Table of Contents

Mean vs. Median

Suppose we have a set of values $S$, defined as:

\begin{eqnarray*}
S &=& \{31, 61, 45, 212, 10, 21\}
\end{eqnarray*}

if we were to compute the arithmetic mean, we would obtain:

\begin{eqnarray*}
M_{a} &=& \frac{S}{6} \\
&\approx& 63.3(3)
\end{eqnarray*}

However, notice that this mean does not really look entirely "right" and that is due to the exceptional value $212$ which drags the mean towards a very high value compared to the rest of the values in the set.

This is why, it is useful sometimes to compute the median which gives a more correct overview of the average of the set. In order to compute the median, we sort the set $S$ in increasing order, thereby obtaining $S'$:

\begin{eqnarray*}
S' &=& \{10, 21, 31, 61, 45, 212\}
\end{eqnarray*}

and calculate the arithmetic mean between the two values in the middle of the set:

\begin{eqnarray*}
\mathtt{median} &=& \frac{31+51}{2} \\
&=& 46
\end{eqnarray*}

which gives us a median that is a better presentation of the middle of the original set $S$.

Standard Deviation

The standard deviation can be thought of measuring how far the data values lie from the mean.

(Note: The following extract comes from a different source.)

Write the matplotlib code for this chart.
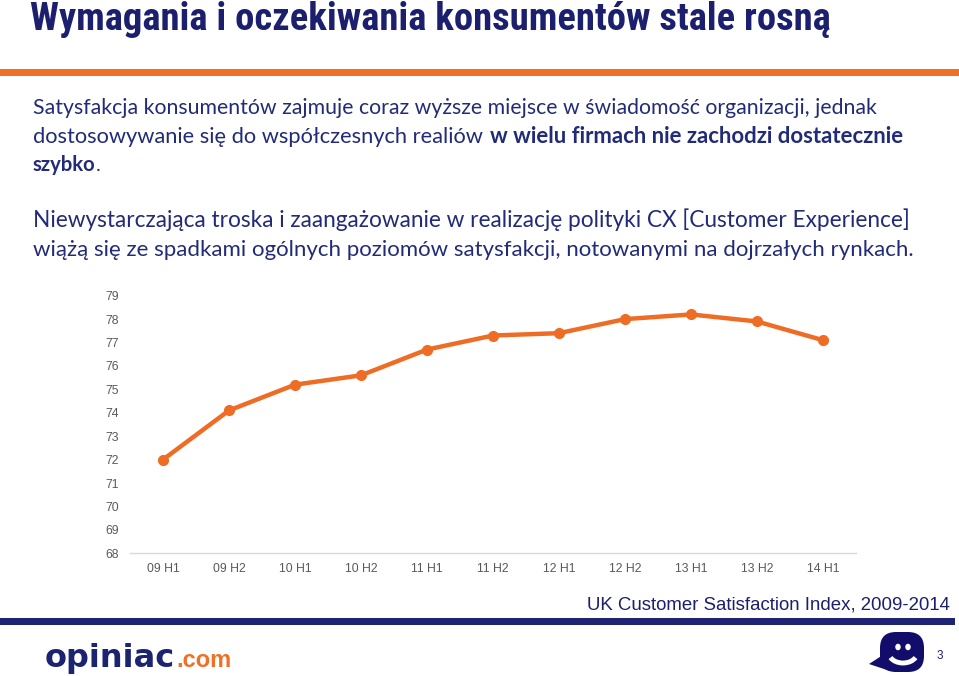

Let there be a random variable with mean value $\mu$

\begin{eqnarray*}
E[X] &=& \mu
\end{eqnarray*}

where the operator $E$ denotes the average or expected value of $X$, then the standard deviation of $X$ is the quantity:

\begin{eqnarray*}
\sigma &=& \sqrt{E[X^{2}] - (E[X])^{2}}
\end{eqnarray*}

Example

Given a set $S$ of measurements with the values:

\begin{eqnarray*}
S &=& \{3, 4, 5, 1, 2\}
\end{eqnarray*}

Calculate the arithmetic average $m$ of the elements of the set:

\begin{eqnarray*}
m &=& \frac{3 + 4 + 5 + 1 + 2}{5} \\
&=& 3
\end{eqnarray*}

Calculate the difference squared between each element of the set $S$ and the mean $m$ to obtain the set $S'$:

\begin{eqnarray*}
S' &=& \{(3-3)^{2}, (4-3)^{2}, (5-3)^{2}, (1-3)^{2}, (2-3)^{2}\} \\
&=& \{0, 1, 4, 4, 1\}
\end{eqnarray*}

By summing up the elements of $S'$ ($0+1+4+4+1=10$) and then dividing by the number of elements minus one we obtain the variance $v$:

\begin{eqnarray*}
v &=& \frac{10}{4} \\
&=& 2.5
\end{eqnarray*}

and the standard deviation $\sigma$ is the square root of the variance:

\begin{eqnarray*}
\sigma &=& \sqrt{v} \\
&=&\sqrt{2.5} \\
&\approx& 1.58
\end{eqnarray*}

By subtracting and adding the standard deviation from the mean we found out the bounds between which most values are placed.

For the lower bound, we have:

\begin{eqnarray*}
m - \sigma \\
&=& 3 - 1.58 \\
&=& 1.42
\end{eqnarray*}

For the upper bound, we have:

\begin{eqnarray*}
m + \sigma \\
&=& 3 + 1.58 \\
&=& 4.58
\end{eqnarray*}

which means that most values are placed between $1.42$ and $4.58$.

Chebyshev's Theorem

The fraction of any set of numbers lying within k-standard deviation of those numbers of the mean of those numbers is at least:

\begin{eqnarray*}
1-\frac{1}{k^{2}}
\end{eqnarray*}

where:

\begin{eqnarray*}
k &=& \frac{\mathtt{within}}{\sigma}
\end{eqnarray*}

and

\begin{eqnarray*}
k &>& 1
\end{eqnarray*}

Example

Taking values for $k$ ($>1$), we can observe the following:

Given the previous example, we know that the mean is $m=3$ and the standard deviation is $\sigma\approx1.58$. Now we take values: for $k=2$, we have $k=2*\sigma=3.16$ and, subtracting that value from the mean, we obtain the lower bound: $l=m-3.16=-0.16$; then we add the value to the mean, obtaining the upper bound: $h=m+3.16=6.16$ meaning that at least $75%$ of the values must be between the lower bound $l=-0.16$ and the upper bound $l=6.16$. The same can be performed for other values of $k$.